### OBJECTIVE
Retype exactly the lines from the first one through the line with "import * as", including both ends; skip any pictures.
——
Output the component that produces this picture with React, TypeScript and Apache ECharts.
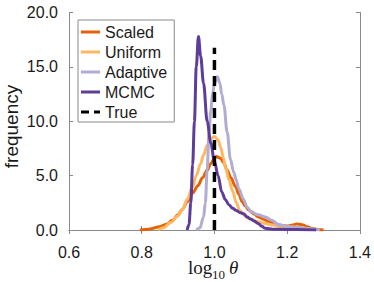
import React, { useEffect, useRef } from "react";
import * as echarts from "echarts";

const seriesNames = ["Scaled", "Uniform", "Adaptive", "MCMC", "True"];
const seriesColors = ["#e66101", "#fdb863", "#b2abd2", "#5e3c99", "#000000"];

const scaledX = [0.795, 0.82, 0.85, 0.87, 0.885, 0.9, 0.912, 0.925, 0.94, 0.955, 0.967, 0.98, 0.99, 1.0, 1.005, 1.017, 1.025, 1.035, 1.045, 1.058, 1.067, 1.076, 1.085, 1.094, 1.11, 1.121, 1.135, 1.149, 1.165, 1.176, 1.19, 1.203, 1.215, 1.226, 1.235, 1.244, 1.255, 1.267, 1.285, 1.3];
const scaledY = [0, 0.08, 0.3, 0.55, 0.9, 1.4, 1.9, 2.6, 3.4, 4.1, 4.8, 5.5, 6.1, 6.6, 6.75, 6.6, 6.2, 5.5, 4.8, 4.0, 3.3, 2.6, 2.2, 1.84, 1.45, 1.2, 1.0, 0.77, 0.58, 0.46, 0.38, 0.37, 0.45, 0.55, 0.52, 0.45, 0.3, 0.15, 0.05, 0];

const uniformX = [0.845, 0.86, 0.88, 0.9, 0.912, 0.925, 0.94, 0.95, 0.962, 0.97, 0.98, 0.99, 1.0, 1.01, 1.017, 1.025, 1.03, 1.04, 1.05, 1.06, 1.07, 1.08, 1.094, 1.12, 1.14, 1.16, 1.19, 1.23, 1.25, 1.27, 1.28];
const uniformY = [0, 0.2, 0.7, 1.3, 1.9, 2.8, 4.0, 5.0, 6.1, 6.9, 7.8, 8.4, 8.6, 8.3, 7.6, 6.6, 5.8, 4.6, 3.6, 2.5, 1.8, 1.4, 1.07, 0.77, 0.6, 0.45, 0.3, 0.25, 0.15, 0.05, 0];

const adaptiveX = [0.95, 0.96, 0.97, 0.975, 0.98, 0.985, 0.99, 0.995, 1.0, 1.008, 1.015, 1.02, 1.026, 1.035, 1.044, 1.053, 1.06, 1.067, 1.08, 1.09, 1.1, 1.12, 1.14, 1.158, 1.176, 1.2, 1.22, 1.26, 1.29];
const adaptiveY = [0, 0.2, 1.2, 2.5, 5.5, 9, 11, 12.5, 13.5, 14.1, 13.5, 12.5, 11.5, 9, 6.5, 5.3, 4.6, 3.8, 2.8, 2.1, 1.7, 1.4, 1.2, 0.9, 0.5, 0.35, 0.25, 0.12, 0];

const mcmcX = [0.925, 0.93, 0.935, 0.94, 0.945, 0.95, 0.956, 0.962, 0.97, 0.98, 0.99, 1.0, 1.01, 1.02, 1.03, 1.04, 1.05, 1.06, 1.07, 1.08, 1.09, 1.1, 1.11, 1.12, 1.13, 1.14, 1.16, 1.2, 1.25, 1.28];
const mcmcY = [0, 0.5, 2.5, 6, 10, 15, 17.8, 16, 13.5, 10, 8, 6.3, 5, 3.5, 2.8, 2.3, 2.0, 1.8, 1.6, 1.5, 1.2, 1.0, 0.8, 0.6, 0.35, 0.15, 0.08, 0.05, 0.02, 0];

const trueX = [1.0, 1.0];
const trueY = [0, 16.75];

const xTicks = { min: 0.6, max: 1.4, interval: 0.2 };
const yTicks = { min: 0, max: 20, interval: 5 };

const zip = (xs: number[], ys: number[]) => xs.map((x, i) => [x, ys[i]]);

export default function App() {
  const ref = useRef<HTMLDivElement>(null);
  useEffect(() => {
    if (!ref.current) return;
    const chart = echarts.init(ref.current, undefined, { renderer: "svg" });
    const axisColor = "#8a8a8a";
    const textColor = "#1a1a1a";
    const labelFont = { fontFamily: "Liberation Sans", fontSize: 16, color: textColor };
    const dataSets = [
      zip(scaledX, scaledY),
      zip(uniformX, uniformY),
      zip(adaptiveX, adaptiveY),
      zip(mcmcX, mcmcY),
      zip(trueX, trueY),
    ];
    const baseX = {
      type: "value",
      min: xTicks.min,
      max: xTicks.max,
      interval: xTicks.interval,
      splitLine: { show: false },
      axisLine: { show: true, lineStyle: { color: axisColor, width: 1 } },
      axisTick: { show: true, inside: true, length: 4, lineStyle: { color: axisColor } },
    };
    const baseY = {
      type: "value",
      min: yTicks.min,
      max: yTicks.max,
      interval: yTicks.interval,
      splitLine: { show: false },
      axisLine: { show: true, lineStyle: { color: axisColor, width: 1 } },
      axisTick: { show: true, inside: true, length: 4, lineStyle: { color: axisColor } },
    };
    const solidIcon = "path://M0,0H19V3H0Z";
    const dashIcon = "path://M0,0H8V3H0Z M13,0H19V3H13Z";
    chart.setOption({
      animation: false,
      backgroundColor: "#ffffff",
      grid: { left: 69, right: 12, top: 12.5, bottom: 52, containLabel: false },
      xAxis: [
        {
          ...baseX,
          position: "bottom",
          axisLabel: { ...labelFont, margin: 14, formatter: (v: number) => v.toFixed(1) },
        },
        { ...baseX, position: "top", axisLabel: { show: false } },
      ],
      yAxis: [
        {
          ...baseY,
          position: "left",
          axisLabel: { ...labelFont, margin: 11, formatter: (v: number) => v.toFixed(1) },
        },
        { ...baseY, position: "right", axisLabel: { show: false } },
      ],
      legend: {
        show: true,
        orient: "vertical",
        left: 78,
        top: 20,
        itemWidth: 19,
        itemHeight: 3,
        itemGap: 0,
        symbolKeepAspect: false,
        padding: [2, 7, 0, 3],
        borderColor: axisColor,
        borderWidth: 1,
        backgroundColor: "#ffffff",
        textStyle: { fontFamily: "Liberation Sans", fontSize: 16, color: textColor, lineHeight: 20 },
        data: seriesNames.map((n, i) => ({
          name: n,
          icon: i === 4 ? dashIcon : solidIcon,
          itemStyle: { color: seriesColors[i] },
        })),
      },
      series: dataSets.map((d, i) => ({
        name: seriesNames[i],
        type: "line",
        data: d,
        showSymbol: false,
        symbol: "none",
        smooth: i === 4 ? false : 0.35,
        smoothMonotone: "x",
        z: 2 + i,
        itemStyle: { color: seriesColors[i] },
        lineStyle: {
          color: seriesColors[i],
          width: i === 4 ? 3.5 : 3,
          type: i === 4 ? [10, 6] : "solid",
        },
      })),
      graphic: [
        {
          type: "text",
          x: 11,
          y: 126.5,
          rotation: Math.PI / 2,
          style: {
            text: "frequency",
            fontFamily: "Liberation Sans",
            fontSize: 19,
            fill: textColor,
            align: "center",
            verticalAlign: "middle",
          },
        },
        {
          type: "text",
          x: 188,
          y: 267,
          style: { text: "log", fontFamily: "Liberation Serif", fontSize: 19, fill: textColor, align: "left", verticalAlign: "middle" },
        },
        {
          type: "text",
          x: 212,
          y: 274,
          style: { text: "10", fontFamily: "Liberation Serif", fontSize: 13, fill: textColor, align: "left", verticalAlign: "middle" },
        },
        {
          type: "text",
          x: 229,
          y: 267,
          style: { text: "θ", fontFamily: "Liberation Serif", fontStyle: "italic", fontSize: 19, fill: textColor, align: "left", verticalAlign: "middle" },
        },
      ],
    });
    return () => chart.dispose();
  }, []);
  return <div ref={ref} style={{ width: 374, height: 282, position: "absolute", left: 0, top: 0 }} />;
}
——
### COMPLETE ANSWER
Output the component that produces this picture with React, TypeScript and Apache ECharts.
import React, { useEffect, useRef } from "react";
import * as echarts from "echarts";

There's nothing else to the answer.